Jackie Chan to Star in Historical Epic 'Dragon Blade'
Hong Kong action star Jackie Chan has announced his next project, historical action epic Dragon Blade, in which he will star opposite an as-yet-unnamed Hollywood star.
“All I can say is that he’s a foreigner -- an A-list Hollywood star, a big name,” Chan told a news conference at the Beijing International Film Festival, when asked about the identity of the Hollywood actor who will appear in the film.
Chinese websites have speculated for weeks that Mel Gibson is the man in question.
Chan said the film will have a record-breaking budget for China. It marks the first investment by the two-billion-yuan ($320 million) Beijing Cultural Assets Chinese Film & Television Fund. It will be directed by Three Kingdoms: Resurrection of the Dragon director, Daniel Lee. The film is about Roman soldiers lost in ancient China.
Dragon Blade is scheduled for global release in 3D IMAX in China, and in international markets, on the Chinese Lunar New Year’s Day (Feb. 19) next year. The holiday is a major moviegoing day in the country.
As well as the Beijing Cultural Assets Chinese Film & Television Fund, the investors also include Huayi Brothers and Shanghai Film Group.

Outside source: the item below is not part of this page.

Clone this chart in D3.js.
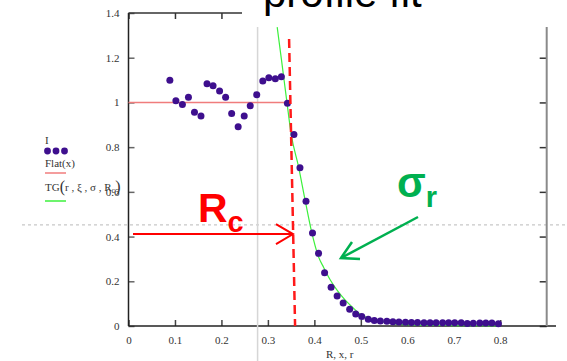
<!DOCTYPE html>
<html>
<head>
<meta charset="utf-8">
<script src="https://cdn.jsdelivr.net/npm/d3@7"></script>
<style>
  body { margin: 0; background: #fff; }
  svg { display: block; }
  .tick text { font-family: "Liberation Serif", "Times New Roman", serif; font-size: 11px; fill: #333; }
</style>
</head>
<body>
<svg id="chart" width="567" height="361"></svg>
<script>
// measured profile I(r)
const rValues = [0.089, 0.102, 0.116, 0.129, 0.142, 0.156, 0.169, 0.182, 0.196, 0.209,
  0.222, 0.236, 0.249, 0.262, 0.276, 0.289, 0.302, 0.316, 0.329, 0.342,
  0.356, 0.369, 0.382, 0.396, 0.409, 0.422, 0.436, 0.449, 0.462, 0.476,
  0.489, 0.502, 0.516, 0.529, 0.542, 0.556, 0.569, 0.582, 0.596, 0.609,
  0.622, 0.636, 0.649, 0.662, 0.676, 0.689, 0.702, 0.716, 0.729, 0.742,
  0.756, 0.769, 0.782, 0.796];
const iValues = [1.099, 1.008, 0.991, 1.023, 0.956, 0.939, 1.084, 1.075, 1.051, 1.023,
  0.951, 0.891, 0.939, 0.985, 1.034, 1.096, 1.110, 1.106, 1.115, 0.996,
  0.856, 0.708, 0.558, 0.416, 0.325, 0.238, 0.173, 0.134, 0.103, 0.075,
  0.054, 0.042, 0.030, 0.025, 0.022, 0.021, 0.019, 0.018, 0.017, 0.016,
  0.016, 0.015, 0.015, 0.015, 0.014, 0.014, 0.015, 0.014, 0.011, 0.012,
  0.013, 0.013, 0.013, 0.010];

// fitted curve TG(r, xi, sigma, Rc)
const fitR = [0.320, 0.330, 0.341, 0.350, 0.366, 0.380, 0.394, 0.409, 0.420, 0.434,
  0.450, 0.466, 0.482, 0.498, 0.520, 0.542, 0.565, 0.585, 0.620, 0.700, 0.800];
const fitI = [1.337, 1.178, 1.000, 0.859, 0.712, 0.564, 0.422, 0.309, 0.262, 0.207,
  0.157, 0.117, 0.084, 0.054, 0.033, 0.020, 0.012, 0.007, 0.004, 0.002, 0.001];

// Flat(x) level and markers
const flatLevel = 1;
const flatEnd = 0.346;
const rcTop = [0.3456, 1.2835];
const rcBottom = [0.3585, 0];
const rcArrow = [0.0097, 0.354, 0.411];
const greyLineX = 0.2778;
const dottedY = 0.452;

const xTicks = [0, 0.1, 0.2, 0.3, 0.4, 0.5, 0.6, 0.7, 0.8];
const yTicks = [0, 0.2, 0.4, 0.6, 0.8, 1, 1.2, 1.4];

const svg = d3.select('#chart');

const x = d3.scaleLinear().domain([0, 0.9]).range([128.5, 546.7]);
const y = d3.scaleLinear().domain([0, 1.4]).range([326, 13]);

const fmt = d => d === 0 ? '0' : d3.format('~g')(d);

// dotted grey guide across the page
svg.append('line')
  .attr('x1', 22).attr('x2', 567)
  .attr('y1', y(dottedY)).attr('y2', y(dottedY))
  .attr('stroke', '#c8c8c8').attr('stroke-width', 1.2)
  .attr('stroke-dasharray', '3,3');

// left axis
const gLeft = svg.append('g').attr('transform', `translate(${x(0)},0)`)
  .call(d3.axisLeft(y).tickValues(yTicks).tickFormat(fmt).tickSizeInner(-6).tickSizeOuter(0).tickPadding(9));
gLeft.select('.domain').remove();
gLeft.selectAll('.tick line').attr('stroke', '#666').attr('stroke-width', 1.5);

// bottom axis
const gBottom = svg.append('g').attr('transform', `translate(0,${y(0)})`)
  .call(d3.axisBottom(x).tickValues(xTicks).tickFormat(fmt).tickSizeInner(-6).tickSizeOuter(0).tickPadding(10));
gBottom.select('.domain').remove();
gBottom.selectAll('.tick line').attr('stroke', '#444').attr('stroke-width', 1.5);

// top axis ticks
const gTop = svg.append('g').attr('transform', `translate(0,${y(1.4)})`)
  .call(d3.axisTop(x).tickValues(xTicks).tickFormat('').tickSizeInner(-6).tickSizeOuter(0));
gTop.select('.domain').remove();
gTop.selectAll('.tick line').attr('stroke', '#333').attr('stroke-width', 1.5);

// right axis ticks
const gRight = svg.append('g').attr('transform', `translate(${x(0.9)},0)`)
  .call(d3.axisRight(y).tickValues(yTicks).tickFormat('').tickSizeInner(-7).tickSizeOuter(0));
gRight.select('.domain').remove();
gRight.selectAll('.tick line').attr('stroke', '#333').attr('stroke-width', 1.5);

// frame
svg.append('line').attr('x1', x(0)).attr('x2', x(0)).attr('y1', y(1.4)).attr('y2', y(0))
  .attr('stroke', '#222').attr('stroke-width', 1.5);
svg.append('line').attr('x1', x(0)).attr('x2', x(0.92)).attr('y1', y(0)).attr('y2', y(0))
  .attr('stroke', '#222').attr('stroke-width', 1.5);
svg.append('line').attr('x1', x(0)).attr('x2', x(0.9)).attr('y1', y(1.4)).attr('y2', y(1.4))
  .attr('stroke', '#333').attr('stroke-width', 1.5);
svg.append('line').attr('x1', x(0.9)).attr('x2', x(0.9)).attr('y1', y(1.4)).attr('y2', y(0))
  .attr('stroke', '#8a8a8a').attr('stroke-width', 2);

// light grey vertical line
svg.append('line')
  .attr('x1', x(greyLineX)).attr('x2', x(greyLineX))
  .attr('y1', 27).attr('y2', 361)
  .attr('stroke', '#d6d6d6').attr('stroke-width', 1.5);

// Flat(x)
svg.append('line')
  .attr('x1', x(0)).attr('x2', x(flatEnd))
  .attr('y1', y(flatLevel)).attr('y2', y(flatLevel))
  .attr('stroke', '#f07c7c').attr('stroke-width', 1.5);

// TG fit
const fitData = fitR.map((r, i) => [r, fitI[i]]);
svg.append('path')
  .datum(fitData)
  .attr('fill', 'none')
  .attr('stroke', '#3cf03c')
  .attr('stroke-width', 1.2)
  .attr('d', d3.line().x(d => x(d[0])).y(d => y(d[1])).curve(d3.curveMonotoneX));

// data points
svg.append('g').selectAll('circle')
  .data(rValues.map((r, i) => [r, iValues[i]]))
  .enter().append('circle')
  .attr('cx', d => x(d[0]))
  .attr('cy', d => y(d[1]))
  .attr('r', 3.5)
  .attr('fill', '#3e0f8e');

// Rc dashed marker
svg.append('line')
  .attr('x1', x(rcTop[0])).attr('y1', y(rcTop[1]))
  .attr('x2', x(rcBottom[0])).attr('y2', y(rcBottom[1]))
  .attr('stroke', '#ff1a1a').attr('stroke-width', 2.5)
  .attr('stroke-dasharray', '9,5');

// white box behind the title
svg.append('rect').attr('x', 242).attr('y', 0).attr('width', 325).attr('height', 27).attr('fill', '#fff');
svg.append('text')
  .attr('x', 263).attr('y', 7)
  .attr('font-family', '"Liberation Sans", Arial, sans-serif')
  .attr('font-size', 42)
  .attr('fill', '#000')
  .text('profile fit');

// Rc arrow
const ay = y(rcArrow[2]), ax2 = x(rcArrow[1]);
svg.append('line')
  .attr('x1', x(rcArrow[0])).attr('x2', ax2).attr('y1', ay).attr('y2', ay)
  .attr('stroke', '#ff0000').attr('stroke-width', 2);
svg.append('path')
  .attr('d', `M${ax2 - 17},${ay - 10}L${ax2},${ay}L${ax2 - 17},${ay + 10}`)
  .attr('fill', 'none').attr('stroke', '#ff0000').attr('stroke-width', 2);

const rc = svg.append('text')
  .attr('x', 198).attr('y', 222)
  .attr('font-family', '"Liberation Sans", Arial, sans-serif')
  .attr('font-weight', 'bold')
  .attr('fill', '#ff0000')
  .attr('font-size', 41);
rc.append('tspan').text('R');
rc.append('tspan').attr('dy', 10).attr('font-size', 29).text('c');

// sigma_r arrow
svg.append('line')
  .attr('x1', 418).attr('y1', 217).attr('x2', 341).attr('y2', 258)
  .attr('stroke', '#00b050').attr('stroke-width', 2.5);
svg.append('path')
  .attr('d', 'M352,242L341,258L360,259')
  .attr('fill', 'none').attr('stroke', '#00b050').attr('stroke-width', 2.5);

const sg = svg.append('text')
  .attr('x', 397).attr('y', 197)
  .attr('font-family', '"Liberation Sans", Arial, sans-serif')
  .attr('font-weight', 'bold')
  .attr('fill', '#00b050')
  .attr('font-size', 42);
sg.append('tspan').text('σ');
sg.append('tspan').attr('dy', 10).attr('font-size', 29).text('r');

// axis title
svg.append('text')
  .attr('x', 326).attr('y', 358)
  .attr('font-family', '"Liberation Serif", "Times New Roman", serif')
  .attr('font-size', 11).attr('fill', '#333')
  .text('R, x, r');

// legend
const legend = svg.append('g')
  .attr('font-family', '"Liberation Serif", "Times New Roman", serif')
  .attr('font-size', 11).attr('fill', '#333');
legend.append('text').attr('x', 45).attr('y', 144).text('I');
legend.selectAll('circle').data([47.5, 56, 64.5]).enter().append('circle')
  .attr('cx', d => d).attr('cy', 151).attr('r', 3.4).attr('fill', '#3e0f8e');
legend.append('text').attr('x', 45).attr('y', 167).text('Flat(x)');
legend.append('line').attr('x1', 45).attr('x2', 66).attr('y1', 173).attr('y2', 173)
  .attr('stroke', '#f07c7c').attr('stroke-width', 1.5);
const tg = legend.append('text').attr('x', 45).attr('y', 191);
tg.append('tspan').text('TG');
tg.append('tspan').attr('font-size', 16).attr('dy', 1).text('(');
tg.append('tspan').attr('dy', -1).text('r , ξ , σ , R');
tg.append('tspan').attr('font-size', 8).attr('dy', 2).text('c');
tg.append('tspan').attr('font-size', 16).attr('dy', -1).text(')');
legend.append('line').attr('x1', 45).attr('x2', 66).attr('y1', 201).attr('y2', 201)
  .attr('stroke', '#3cf03c').attr('stroke-width', 1.5);
</script>
</body>
</html>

Beijing Cultural Assets Chinese Film & Television Fund is a giant fund composed of some of the biggest players in the state-owned media sector, including the Cultural Assets Supervision and Administration Office of the Beijing Municipality People's Government.
It also includes CITIC Asset Management Corporation, a leading state-run financial institution; the film and TV production company Sparkle Roll Group and Beijing All Media and Culture Group, which is managed by the Beijing Propaganda Department.
Dragon Blade marks Lee’s first collaboration with Chan. Chan said the Hollywood star, and additional castmembers, will be announced soon.
Chan will play a military leader, Huo An, and said he had been prepping the role for seven years, inspired by the documented evidence of Roman descendants and Roman ruins in Liqian village in Northwest China's Gansu province during the Han Dynasty.
Intrigued by the project's possibilities, Chan brought in Lee to write and direct a film about ancient Romans lost in ancient China.
Secondary crews were already shooting at Hengdian World Studios, and would also head to the historic city of Dunhuang and the Gobi Desert to create the film's epic backdrop. Chan was due to join the crew after the news briefing.
Lee presented Chan with a "royal decree" at the press conference, explaining that, in ancient China, emperors would issue such decrees to generals before they left for battle.